All of these paintings challenge assumptions about taste, art history, narrative, skill, sexuality, and beauty. The large paintings are replete with references to the primitivism of Henri Rousseau, as well as the abstract formalism of Matisse. Linhares wants us to understand that art history is not a linear progression, and insists on going back to the early years of modernism to revitalize painting. These paintings may seem like stories, but their ambiguity undermines our ability to attach narratives that make sense. The bodies of her characters are sexualized, but not in a way that seduces a viewer. Her paintings may seem eccentrically awkward, but a close examination reveals a sophisticated understanding of pictorial construction. Yet these provocations occur on so many contradictory levels, and are held together by such masterful structures of color and light that we can become as sun-dazed as the figures in Beach, painted this year.

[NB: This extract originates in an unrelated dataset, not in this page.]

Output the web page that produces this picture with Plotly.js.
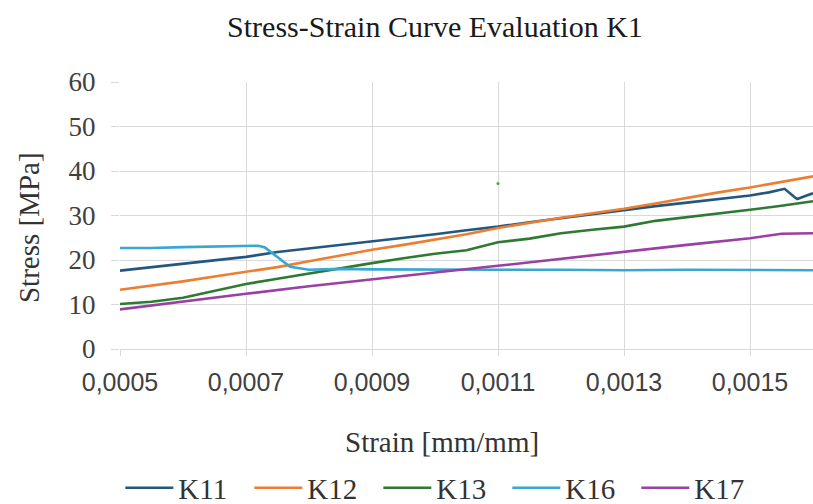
<!DOCTYPE html>
<html>
<head>
<meta charset="utf-8">
<script src="https://cdn.plot.ly/plotly-3.0.1.min.js"></script>
<style>html,body{margin:0;padding:0;background:#fff;}#chart{width:813px;height:504px;}</style>
</head>
<body>
<div id="chart"></div>
<script>
// Strain values (mm/mm) and stress series (MPa)
const strainK11 = [0.0005,0.00055,0.0006,0.00065,0.0007,0.00075,0.0008,0.00085,0.0009,0.00095,0.001,0.00105,0.0011,0.00115,0.0012,0.00125,0.0013,0.00135,0.0014,0.00145,0.0015,0.00153,0.001555,0.00157,0.001575,0.00159,0.0016];
const stressK11 = [17.6,18.4,19.2,19.9,20.7,21.8,22.6,23.3,24.2,25.0,25.8,26.7,27.5,28.5,29.4,30.3,31.3,32.1,32.9,33.7,34.5,35.2,36.0,34.2,33.7,34.5,35.0];

const strainK12 = [0.0005,0.00055,0.0006,0.00065,0.0007,0.00075,0.0008,0.00085,0.0009,0.00095,0.001,0.00105,0.0011,0.00115,0.0012,0.00125,0.0013,0.00135,0.0014,0.00145,0.0015,0.00155,0.0016];
const stressK12 = [13.3,14.2,15.2,16.3,17.4,18.4,19.7,21.0,22.3,23.4,24.6,25.8,27.2,28.4,29.5,30.5,31.5,32.7,34.0,35.2,36.3,37.5,38.8];

const strainK13 = [0.0005,0.00055,0.0006,0.00065,0.0007,0.00075,0.0008,0.00085,0.0009,0.00095,0.001,0.00105,0.0011,0.00115,0.0012,0.00125,0.0013,0.00135,0.0014,0.00145,0.0015,0.00155,0.0016];
const stressK13 = [10.1,10.6,11.5,13.0,14.6,15.8,17.0,18.2,19.3,20.4,21.4,22.2,24.0,24.8,26.0,26.8,27.5,28.8,29.6,30.5,31.3,32.2,33.2];

const strainK16 = [0.0005,0.00055,0.0006,0.00065,0.0007,0.00072,0.00073,0.00075,0.00077,0.0008,0.00085,0.0009,0.001,0.0011,0.0012,0.0013,0.0014,0.0015,0.0016];
const stressK16 = [22.7,22.7,22.9,23.0,23.1,23.2,22.8,20.6,18.5,17.8,18.0,17.9,17.8,17.8,17.8,17.7,17.8,17.8,17.7];

const strainK17 = [0.0005,0.0006,0.0007,0.0008,0.0009,0.001,0.0011,0.0012,0.0013,0.0014,0.0015,0.00155,0.0016];
const stressK17 = [8.9,10.7,12.4,14.1,15.7,17.2,18.7,20.3,21.9,23.4,24.9,25.9,26.0];

// stray single point visible in the reference
const strayStrain = [0.0011];
const strayStress = [37.2];

const names = ['K11','K12','K13','K16','K17'];
const colors = ['#23577f','#ed7d31','#2e7a32','#3aa6d2','#9a3fa3'];
const xs = [strainK11,strainK12,strainK13,strainK16,strainK17];
const ys = [stressK11,stressK12,stressK13,stressK16,stressK17];

const chartTitle = 'Stress-Strain Curve Evaluation K1';
const xTitle = 'Strain [mm/mm]';
const yTitle = 'Stress [MPa]';

const traces = names.map((n,i)=>({
  x: xs[i], y: ys[i], name: n, type:'scatter', mode:'lines',
  line:{color:colors[i], width:2.6, shape:'linear'}
}));
traces.push({x:strayStrain, y:strayStress, type:'scatter', mode:'markers',
  marker:{color:'#33b833', size:3}, showlegend:false, hoverinfo:'skip'});

const serif = 'Liberation Serif';
const sans = 'Liberation Sans';
const layout = {
  width:813, height:504,
  separators:', ',
  paper_bgcolor:'#ffffff', plot_bgcolor:'#ffffff',
  font:{family:serif, color:'#404040', size:18},
  margin:{l:120, r:0, t:82, b:155, autoexpand:false},
  title:{text:chartTitle, font:{family:serif, size:30, color:'#1a1a1a'},
         x:0.535, xref:'container', xanchor:'center', y:0.948, yref:'container', yanchor:'middle'},
  xaxis:{range:[0.0005,0.0016], tick0:0.0005, dtick:0.0002, tickformat:'.4f',
         showgrid:true, gridcolor:'#d9d9d9', gridwidth:1, zeroline:false,
         showline:true, linecolor:'#d9d9d9', ticks:'outside', ticklen:6, tickcolor:'#d9d9d9',
         ticklabelstandoff:5,
         tickfont:{family:sans, size:25, color:'#404040'}},
  yaxis:{range:[0,60], dtick:10, showgrid:true, gridcolor:'#d9d9d9', gridwidth:1, zeroline:false,
         showline:false, ticks:'outside', ticklen:8, tickcolor:'#d9d9d9',
         ticklabelstandoff:10,
         tickfont:{family:serif, size:27, color:'#404040'}},
  annotations:[
    {text:xTitle, xref:'paper', yref:'paper', x:0.4646, y:-0.348, xanchor:'center', yanchor:'middle',
     showarrow:false, font:{family:serif, size:29, color:'#333333'}},
    {text:yTitle, xref:'paper', yref:'paper', x:-0.1313, y:0.453, xanchor:'center', yanchor:'middle',
     textangle:-90, showarrow:false, font:{family:serif, size:29, color:'#333333'}}
  ],
  legend:{orientation:'h', xref:'container', x:0.148, xanchor:'left', y:-0.52, yanchor:'middle',
          font:{family:serif, size:29, color:'#333333'}, itemwidth:48, entrywidth:66, tracegroupgap:0},
  showlegend:true
};
Plotly.newPlot('chart', traces, layout, {staticPlot:true, displayModeBar:false});
</script>
</body>
</html>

Beach is occupied by a long naked couple reclining front to back on a glowing starburst-patterned quilt. The man sports a Mennonite beard and lies behind the woman and caresses her hip. With the sun at their backs and their feet entangled, they stare raptly into the sky possibly waiting to be beamed aboard an unseen mother ship. The amazing green skull nestled in front of the pair, looks like it had belonged to someone who died waiting for the same rapture. Or maybe it is the remains of dinner eaten by the same lion that stands transfixed on a dune nearby. Animals in Linhares paintings exhibit the impatience of jaded observers.
Like cut gems, Linhares’ paintings are hard and sparkly, translucent but impenetrable. They are replete with parables of indomitability and struggle, but also speak of surrender—whether to intoxicating urges (as in Revel, 2017, which depicts a naked blond swigging wine), decay, or the uncertainty of what lies ahead.